The answer, we are assured by Greenpeace, the World Wildlife Fund, and the NRDC, is to make sure the government extends to polar bears every legal protection they can, and prevent Evil Oil People in Alaska from further eliminating the polar bear habitat, and furthermore we need to try to stop global warming.
But wait, I say, if the problem is that they need floating ice (and some people say this is increasingly our problem too, since ice melt speeds global warming by reducing the reflectivity of the planet), why are we aiming tons of effort at the human legal system? That's not going to save the drowning, starving bears, or protect their poor cubs.
Protecting Polar Bears as an endangered species will keep trophy hunters from shooting them, yes, and may help preserve their habitat.
But what we really need to do is figure out how to manufacture floating ice. Or some usable simile of floating ice that has similar temperature, reflectivity, and usability for both Polar bears and their prey, and that we can maintain in their habitat for the period they need over the course of the year.
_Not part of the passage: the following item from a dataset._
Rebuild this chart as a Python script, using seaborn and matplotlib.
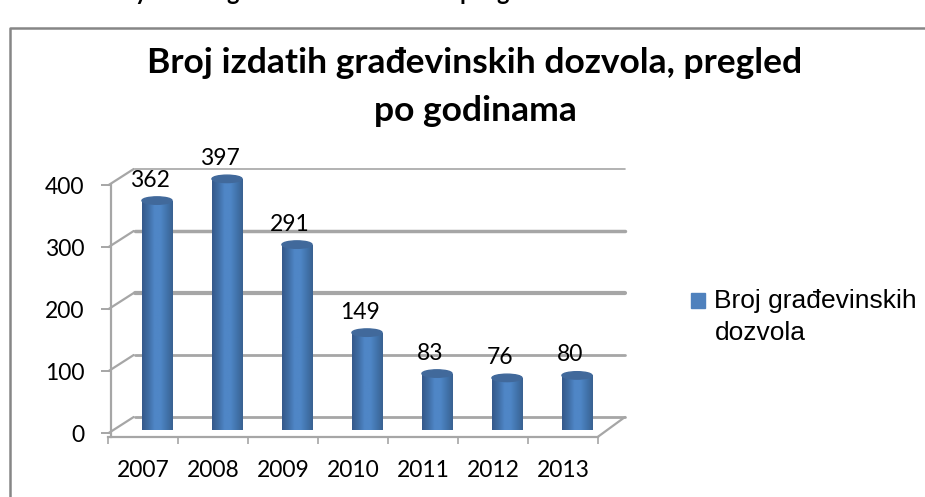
import numpy as np
import pandas as pd
import matplotlib
matplotlib.use('Agg')
import matplotlib.pyplot as plt
from matplotlib.patches import Ellipse, Rectangle
from matplotlib.colors import LinearSegmentedColormap
import seaborn as sns

godine = ['2007', '2008', '2009', '2010', '2011', '2012', '2013']
dozvole = [362, 397, 291, 149, 83, 76, 80]
y_oznake = [0, 100, 200, 300, 400]
naslov = 'Broj izdatih građevinskih dozvola, pregled\npo godinama'
legenda = 'Broj građevinskih\ndozvola'
# od gornjeg reda teksta vide se samo repovi slova
odrezana_slova = ['y', 'g', 'p', 'g']
odrezana_x = [141, 233, 466, 503]

W, H = 925, 497
PLAVA = '#4F81BD'
SIVA = '#a6a6a6'

sns.set_theme(style='white')
plt.rcParams['font.family'] = ['Lato', 'DejaVu Sans']

fig = plt.figure(figsize=(W / 100, H / 100), dpi=100)
fig.patch.set_facecolor('white')


def osi(lijevo, y_nula):
    # osi u pikselima, ista skala za sve tri ravnine
    px_po_jedinici = 62.0 / 100
    dno = y_nula + 6 * px_po_jedinici
    vrh = y_nula - 400 * px_po_jedinici
    a = fig.add_axes([lijevo / W, 1 - dno / H, 490 / W, (dno - vrh) / H])
    a.set_xlim(-0.5, 6.5)
    a.set_ylim(-6, 400)
    a.patch.set_alpha(0)
    return a


# zadnja ravnina s mrezom
ax_z = osi(135, 417)
ax_z.axis('off')
debljine = {0: 2, 100: 2, 200: 3, 300: 2.5, 400: 1.2}
for v in y_oznake:
    ax_z.axhline(v, color=SIVA, lw=debljine[v], clip_on=False)

# stupci
ax_s = osi(122, 425)
df = pd.DataFrame({'godina': godine, 'dozvole': dozvole})
sns.barplot(data=df, x='godina', y='dozvole', color=PLAVA, width=0.43,
            saturation=1, ax=ax_s, zorder=3)
ax_s.set_xlim(-0.5, 6.5)
ax_s.set_ylim(-6, 400)
ax_s.axis('off')

gradijent = LinearSegmentedColormap.from_list(
    'valjak', ['#35598a', '#3f6ca3', '#4f86c6', '#4f86c6', '#4274ad', '#3a6291'])
for bar in ax_s.patches:
    x0, sirina, h = bar.get_x(), bar.get_width(), bar.get_height()
    tijelo = Rectangle((x0, -8), sirina, h + 8, transform=ax_s.transData)
    slika = ax_s.imshow(np.linspace(0, 1, 64).reshape(1, -1), cmap=gradijent, aspect='auto',
                        extent=(x0, x0 + sirina, -8, h), zorder=4)
    slika.set_clip_on(True)
    slika.set_clip_path(tijelo)
    ax_s.add_patch(Ellipse((x0 + sirina / 2, h), sirina, 12, color='#41699b', zorder=5, clip_on=False))
    bar.set_visible(False)
ax_s.set_xlim(-0.5, 6.5)
ax_s.set_ylim(-9, 400)
ax_s.set_position([122 / W, 1 - (425 + 9 * 0.62) / H, 490 / W, (409 * 0.62) / H])

# prednja ravnina s osima
ax = osi(108, 433)
sns.despine(ax=ax, top=True, right=True)
ax.spines['left'].set_color(SIVA)
ax.spines['bottom'].set_color(SIVA)
ax.spines['left'].set_linewidth(1.6)
ax.spines['bottom'].set_linewidth(1.6)
ax.spines['left'].set_position(('outward', -2))
ax.set_yticks(y_oznake)
ax.set_yticklabels(y_oznake, fontsize=16.5, color='black')
ax.set_xticks(range(len(godine)))
ax.set_xticklabels(godine, fontsize=16.5, color='black')
ax.set_xticks(np.arange(-0.5, 7, 1), minor=True)
ax.tick_params(axis='y', which='major', left=True, length=7, width=1.4, color=SIVA, pad=12)
ax.tick_params(axis='x', which='major', bottom=False, pad=11)
ax.tick_params(axis='x', which='minor', bottom=True, length=5, width=1.2, color=SIVA)

# spojnice izmedu prednje i zadnje ravnine
dx, dy = 25 / 70, 16 / 0.62
for v in y_oznake:
    ax.plot([-0.49, -0.49 + dx], [v, v + dy], color=SIVA, lw=1.6, clip_on=False)
ax.plot([6.5, 6.5 + 27 / 70], [-6, dy], color=SIVA, lw=1.6, clip_on=False)

# oznake vrijednosti
for i, v in enumerate(dozvole):
    ax_s.annotate(str(v), (i, v), xytext=(-7, 10), textcoords='offset pixels', ha='center',
                  va='bottom', fontsize=16.5, color='black', annotation_clip=False, zorder=6)

# naslov i okvir
fig.text(475 / W, 1 - 87 / H, naslov, ha='center', va='center', fontsize=25.5, fontweight='bold',
         color='black', linespacing=1.6)
fig.add_artist(plt.Line2D([10 / W, 10 / W, 1], [0, 1 - 28 / H, 1 - 28 / H], color='#868686', lw=1.8))
for slovo, x in zip(odrezana_slova, odrezana_x):
    fig.text(x / W, 1.0, slovo, ha='center', va='baseline', fontsize=17, fontweight='bold', color='black')

# legenda
leg = fig.legend(handles=[Rectangle((0, 0), 1, 1, color=PLAVA)], labels=[legenda],
                 loc='upper left', bbox_to_anchor=(667 / W, 1 - 265 / H), frameon=False,
                 prop={'family': 'Liberation Sans', 'size': 19}, handlelength=0.55, handleheight=0.55,
                 handletextpad=0.35, labelspacing=0, labelcolor='black')
leg.get_texts()[0].set_linespacing(1.45)
# kvadrat u ravnini s prvim redom teksta
kvadrat = leg.legend_handles[0]
kvadrat.set_y(kvadrat.get_y() + 12)

fig.savefig('out.png', dpi=100)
Probably we could do something clever tapping into underwater temperature differentials to cool the "ice" without having to burn fuel or anything stupid like that. And human-manufactured ice could be designed never to freeze in over the heads of drowning polar bears and dolphins.
While we're at it, we could also manufacture some reusable dens along the shore that won't collapse on those poor cubs.
Call on your government, scientists, and science fiction writers to work on that idea, I say, and we might have a chance of saving the polar bears sometime in this century.